ROS2’s executor model dispatches callbacks (subscription, timer, service) in an event loop. Complex workflows require chaining callbacks, leading to “callback hell”:
// Current ROS2 callback chain:
void on_scan(LaserScan::SharedPtr msg) {
auto result = process(msg);
// Publish triggers another callback in a different node...
publisher_->publish(result);
}
void on_result(Result::SharedPtr msg) {
// Continue processing...
}
With coroutines, this could be linearized:
// Hypothetical coroutine-based ROS2 workflow:
Task<void> scan_pipeline(Node& node) {
while (rclcpp::ok()) {
auto scan = co_await node.next_message<LaserScan>("/scan");
auto result = process(scan);
node.publish("/result", result);
auto ack = co_await node.next_message<Ack>("/ack");
// All sequential, no callback spaghetti
}
}
This is the direction ROS2 is heading — rclcpp may adopt coroutine-friendly executors in future releases.

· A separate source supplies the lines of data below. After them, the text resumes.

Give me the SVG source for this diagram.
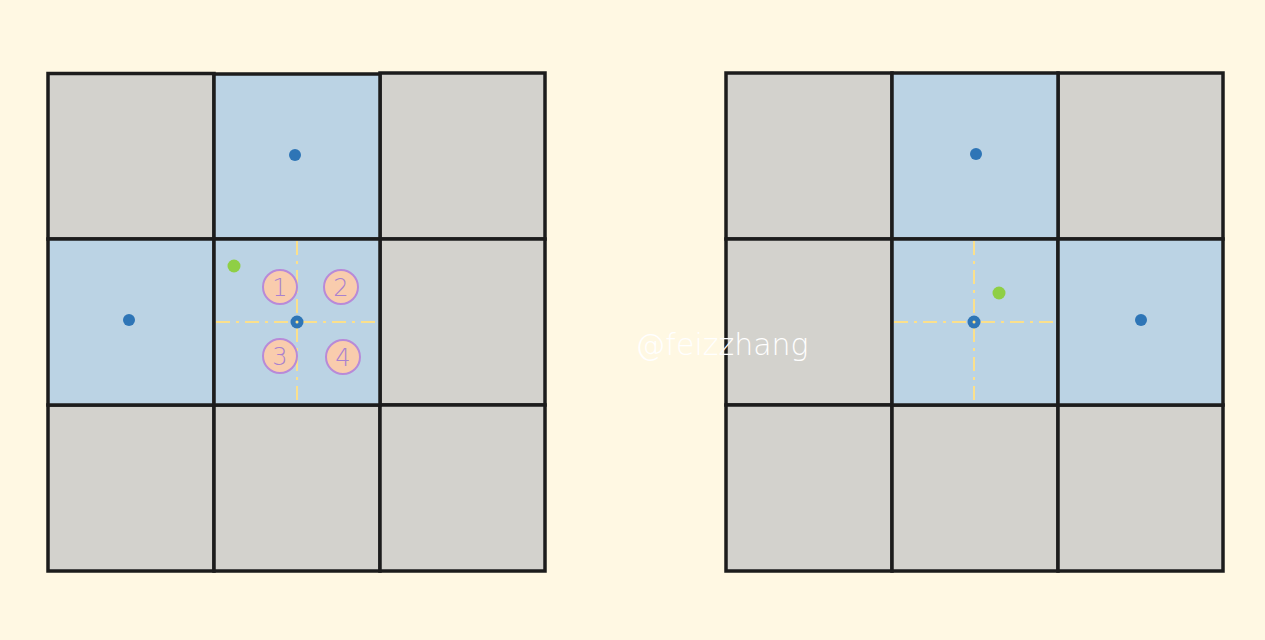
<svg xmlns="http://www.w3.org/2000/svg" width="1265" height="640" viewBox="0 0 1265 640">
<style>
.g{fill:#D3D2CD;stroke:#1C1C1C;stroke-width:3.5}
.b{fill:#BBD3E4;stroke:#1C1C1C;stroke-width:3.5}
.dot{fill:#2E75B6}
.gr{fill:#8FCF45}
.ax{stroke:#FBE08C;stroke-width:2;stroke-dasharray:14,6,3,6;fill:none}
.q{fill:#F9CCAD;stroke:#B88AD8;stroke-width:2}
.qt{font-family:"DejaVu Sans","Liberation Sans",sans-serif;font-size:24px;font-weight:200;fill:#A981CF;text-anchor:middle}
.wm{font-family:"DejaVu Sans","Liberation Sans",sans-serif;font-size:30px;fill:#FFFFFF;text-anchor:middle;font-weight:200}
</style>
<rect width="1265" height="640" fill="#FFF8E3"/>
<g id="left-grid">
<rect class="g" x="48" y="73.5" width="166" height="165.5"/>
<rect class="g" x="380" y="73" width="165" height="166"/>
<rect class="g" x="380" y="239" width="165" height="166"/>
<rect class="g" x="48" y="405" width="166" height="166"/>
<rect class="g" x="214" y="405" width="166" height="166"/>
<rect class="g" x="380" y="405" width="165" height="166"/>
<rect class="b" x="214" y="74" width="166" height="165"/>
<rect class="b" x="48" y="239" width="166" height="166"/>
<rect class="b" x="214" y="239" width="166" height="166"/>
</g>
<g id="right-grid">
<rect class="g" x="726" y="73" width="166" height="166"/>
<rect class="g" x="1058" y="73" width="165" height="166"/>
<rect class="g" x="726" y="239" width="166" height="166"/>
<rect class="g" x="726" y="405" width="166" height="166"/>
<rect class="g" x="892" y="405" width="166" height="166"/>
<rect class="g" x="1058" y="405" width="165" height="166"/>
<rect class="b" x="892" y="73" width="166" height="166"/>
<rect class="b" x="892" y="239" width="166" height="166"/>
<rect class="b" x="1058" y="239" width="165" height="166"/>
</g>
<g id="connectors">
<line class="ax" x1="297" y1="241" x2="297" y2="403"/>
<line class="ax" x1="216" y1="322" x2="378" y2="322"/>
<line class="ax" x1="974" y1="241" x2="974" y2="403"/>
<line class="ax" x1="894" y1="322" x2="1056" y2="322"/>
</g>
<g id="left-points">
<circle class="dot" cx="295" cy="155" r="6"/>
<circle class="dot" cx="129" cy="320" r="6"/>
<circle class="dot" cx="297" cy="322" r="6.5"/>
<circle cx="297" cy="322" r="1.5" fill="#FBE08C"/>
<circle class="gr" cx="234" cy="266" r="6.5"/>
</g>
<g id="q1"><circle class="q" cx="280" cy="287" r="17"/><text class="qt" x="280" y="296">1</text></g>
<g id="q2"><circle class="q" cx="341" cy="287" r="17"/><text class="qt" x="341" y="296">2</text></g>
<g id="q3"><circle class="q" cx="280" cy="356" r="17"/><text class="qt" x="280" y="365">3</text></g>
<g id="q4"><circle class="q" cx="343" cy="357" r="17"/><text class="qt" x="343" y="366">4</text></g>
<g id="right-points">
<circle class="dot" cx="976" cy="154" r="6"/>
<circle class="dot" cx="1141" cy="320" r="6"/>
<circle class="dot" cx="974" cy="322" r="6.5"/>
<circle cx="974" cy="322" r="1.5" fill="#FBE08C"/>
<circle class="gr" cx="999" cy="293" r="6.5"/>
</g>
<text class="wm" x="722" y="355">@feizzhang</text>
</svg>
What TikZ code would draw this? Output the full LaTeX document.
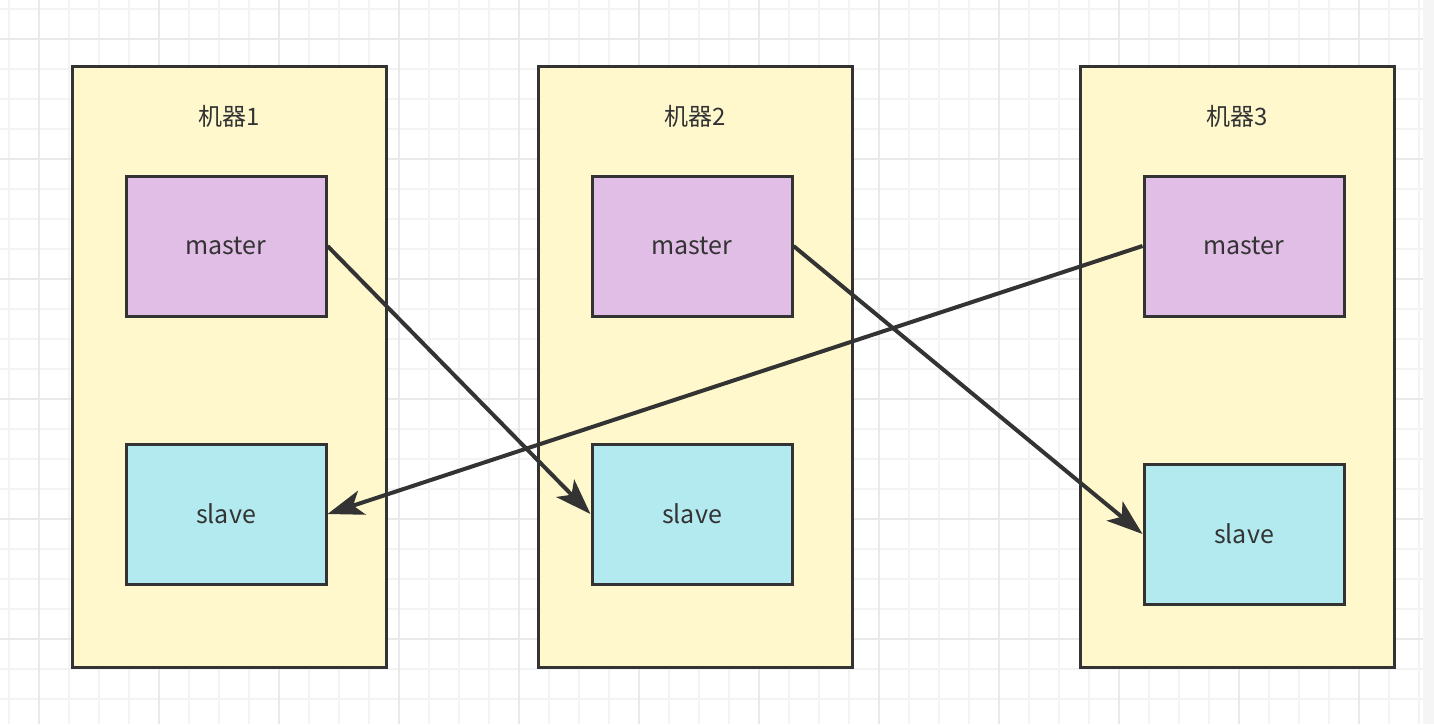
\documentclass[tikz,border=0pt]{standalone}
\usepackage{fontspec}
\setmainfont{Noto Sans CJK SC}
\usetikzlibrary{arrows.meta}

\definecolor{edgeline}{HTML}{333333}
\definecolor{machinefill}{HTML}{FFF8CC}
\definecolor{masterfill}{HTML}{E1BEE6}
\definecolor{slavefill}{HTML}{B3EAF0}
\definecolor{gridminor}{HTML}{F3F3F3}
\definecolor{gridmajor}{HTML}{E9E9E9}

\begin{document}
\begin{tikzpicture}[x=1pt,y=-1pt,
  machine/.style={draw=edgeline,fill=machinefill,line width=3pt,inner sep=0pt,
                  minimum width=314pt,minimum height=601pt},
  role/.style={draw=edgeline,line width=3pt,inner sep=0pt,text=edgeline,
               font=\fontsize{25}{30}\selectfont,minimum width=200pt,minimum height=140pt},
  master/.style={role,fill=masterfill},
  slave/.style={role,fill=slavefill},
  title/.style={text=edgeline,font=\fontsize{24}{28}\selectfont},
  link/.style={draw=edgeline,line width=4pt,-{Stealth[length=36pt,width=25pt,inset=9pt]}}]
\useasboundingbox (0,0) rectangle (1434,724);
\fill[white] (0,0) rectangle (1434,724);
% grid
\foreach \g in {9,39,...,1434} \draw[gridminor,line width=2pt] (\g,0) -- (\g,724);
\foreach \g in {9,39,...,724} \draw[gridminor,line width=2pt] (0,\g) -- (1434,\g);
\foreach \g in {39,159,...,1434} \draw[gridmajor,line width=2pt] (\g,0) -- (\g,724);
\foreach \g in {39,159,...,724} \draw[gridmajor,line width=2pt] (0,\g) -- (1434,\g);
\fill[gridminor!80!gray!30] (1423,0) rectangle (1434,724);

\node[machine] (m1) at (229,366.5) {};
\node[machine] (m2) at (695,366.5) {};
\node[machine] (m3) at (1237,366.5) {};

\node[title] (t1) at (229,116) {机器1};
\node[title] (t2) at (695,116) {机器2};
\node[title] (t3) at (1237,116) {机器3};

\node[master] (ma1) at (226,246) {master};
\node[master] (ma2) at (692,246) {master};
\node[master] (ma3) at (1244,246) {master};

\node[slave] (sl1) at (226,514) {slave};
\node[slave] (sl2) at (692,514) {slave};
\node[slave] (sl3) at (1244,534) {slave};

\path
(ma1.east) edge[link] (sl2.west)
(ma2.east) edge[link] (sl3.west)
(ma3.west) edge[link] (sl1.east)
;
\end{tikzpicture}
\end{document}
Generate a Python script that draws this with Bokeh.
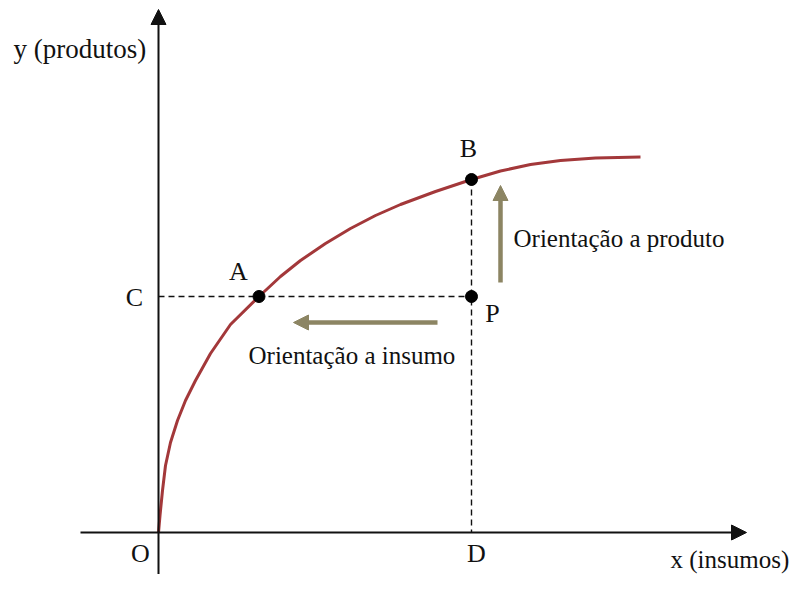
from bokeh.plotting import figure
from bokeh.models import Range1d, Arrow, NormalHead, ColumnDataSource
from bokeh.core.properties import value
from bokeh.embed import file_html
from bokeh.resources import INLINE

# Production frontier (insumos -> produtos)
insumo = [0, 1.5, 4, 7, 12, 19, 27, 37, 52, 72, 100.5, 122, 142, 167, 192,
          217, 242, 277, 313, 342, 372, 402, 437, 482]
produto = [0, 17, 42, 67, 90, 112, 132, 152, 179, 208, 236, 256, 272, 289, 304,
           317, 328, 341, 353, 361.5, 368, 372, 374.5, 375.5]

# Points of interest
point_names = ["A", "B", "P"]
point_x = [100.5, 313, 313]
point_y = [236, 353, 236]

FONT = value("Liberation Serif")
TXT = "#111111"

p = figure(width=792, height=574, output_backend="svg", toolbar_location=None,
           x_range=Range1d(-158, 634), y_range=Range1d(-42, 532),
           min_border=0)
p.axis.visible = False
p.grid.visible = False
p.outline_line_color = None
p.background_fill_color = "white"

# Axes with arrow heads
p.add_layout(Arrow(end=NormalHead(size=15, fill_color="#111111", line_color="#111111"),
                   x_start=0, y_start=-60, x_end=0, y_end=523,
                   line_color="#111111", line_width=2))
p.add_layout(Arrow(end=NormalHead(size=15, fill_color="#111111", line_color="#111111"),
                   x_start=-78, y_start=0, x_end=588, y_end=0,
                   line_color="#111111", line_width=2))

# Dashed projection lines
a_x, b_x, p_x = point_x
a_y, b_y, p_y = point_y
p.line([0, p_x], [p_y, p_y], line_color="#111111", line_width=1.4, line_dash="6 4")
p.line([p_x, p_x], [b_y, 0], line_color="#111111", line_width=1.4, line_dash="6 4")

# Frontier curve
p.line(insumo, produto, line_color="#a3383a", line_width=3)

# Points
p.scatter(point_x, point_y, size=12, color="#000000")

# Orientation arrows
olive = "#8c8563"
p.add_layout(Arrow(end=NormalHead(size=15, fill_color=olive, line_color=olive),
                   x_start=342, y_start=250, x_end=342, y_end=347,
                   line_color=olive, line_width=4.5))
p.add_layout(Arrow(end=NormalHead(size=15, fill_color=olive, line_color=olive),
                   x_start=279, y_start=210, x_end=135, y_end=210,
                   line_color=olive, line_width=4.5))

# Labels
letters = ColumnDataSource(dict(
    x=[80, 310, -24, 334, -18, 318],
    y=[261, 384, 235, 219, -21, -21],
    t=["A", "B", "C", "P", "O", "D"]))
p.text("x", "y", text="t", source=letters, text_font=FONT, text_font_size="26px",
       text_align="center", text_baseline="middle", text_color=TXT)

p.text([-145], [484], text=["y (produtos)"], text_font=FONT, text_font_size="27px",
       text_align="left", text_baseline="middle", text_color=TXT)
p.text([512], [-27], text=["x (insumos)"], text_font=FONT, text_font_size="25px",
       text_align="left", text_baseline="middle", text_color=TXT)
p.text([355], [294], text=["Orientação a produto"], text_font=FONT, text_font_size="25px",
       text_align="left", text_baseline="middle", text_color=TXT)
p.text([90], [177], text=["Orientação a insumo"], text_font=FONT, text_font_size="25px",
       text_align="left", text_baseline="middle", text_color=TXT)

open("out.html", "w").write(file_html(p, INLINE))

The #1 coroutine bug. Parameters and references can become dangling after suspension:
Task<void> bad(const std::string& s) {
co_await something();
// s may be dangling! The caller's string could be destroyed.
std::cout << s; // UNDEFINED BEHAVIOR
}
void caller() {
bad(std::string("temporary")); // temporary destroyed before resume
}
Fix: Take parameters by value, or ensure the referenced object outlives the coroutine.
Task<void> process() {
expensive_async_operation(); // Oops — returned Task is discarded!
// Use: co_await expensive_async_operation();
}
The Task object is created and immediately destroyed. The operation never runs. Use [[nodiscard]] on Task to get compiler warnings.
The coroutine frame lives until destroy() is called. If nobody destroys it, it leaks:
void leak() {
auto gen = fibonacci(); // Coroutine frame allocated
// gen goes out of scope — destructor must call handle.destroy()
// If Generator lacks a proper destructor, the frame leaks.
}
final_suspend() must be noexcept. If it throws, the program terminates.
Calling handle.destroy() on a coroutine that is currently executing (not suspended) is undefined behavior.
| Compiler | Version | Flag | Notes |
|---|---|---|---|
| GCC | 10+ | -std=c++20 -fcoroutines |
-fcoroutines flag required even with C++20 mode |
| GCC | 11+ | -std=c++20 -fcoroutines |
Better optimization, fewer bugs |
| GCC | 13+ | -std=c++20 |
-fcoroutines no longer needed |
| Clang | 14+ | -std=c++20 |
Full support, no extra flags needed |
| Clang | 16+ | -std=c++20 |
Best optimization, symmetric transfer support |
| MSVC | 19.28+ | /std:c++20 |
Full support |
This study module: requires GCC 10+ with -fcoroutines, or Clang 14+.
GCC 9 (Ubuntu 20.04 default) does NOT support coroutines at all. Install GCC 10+:
sudo apt install g++-10
# Then compile with:
g++-10 -std=c++20 -fcoroutines -o ex01 ex01_generator.cpp
Or install a newer Clang:
sudo apt install clang-14
clang++-14 -std=c++20 -o ex01 ex01_generator.cpp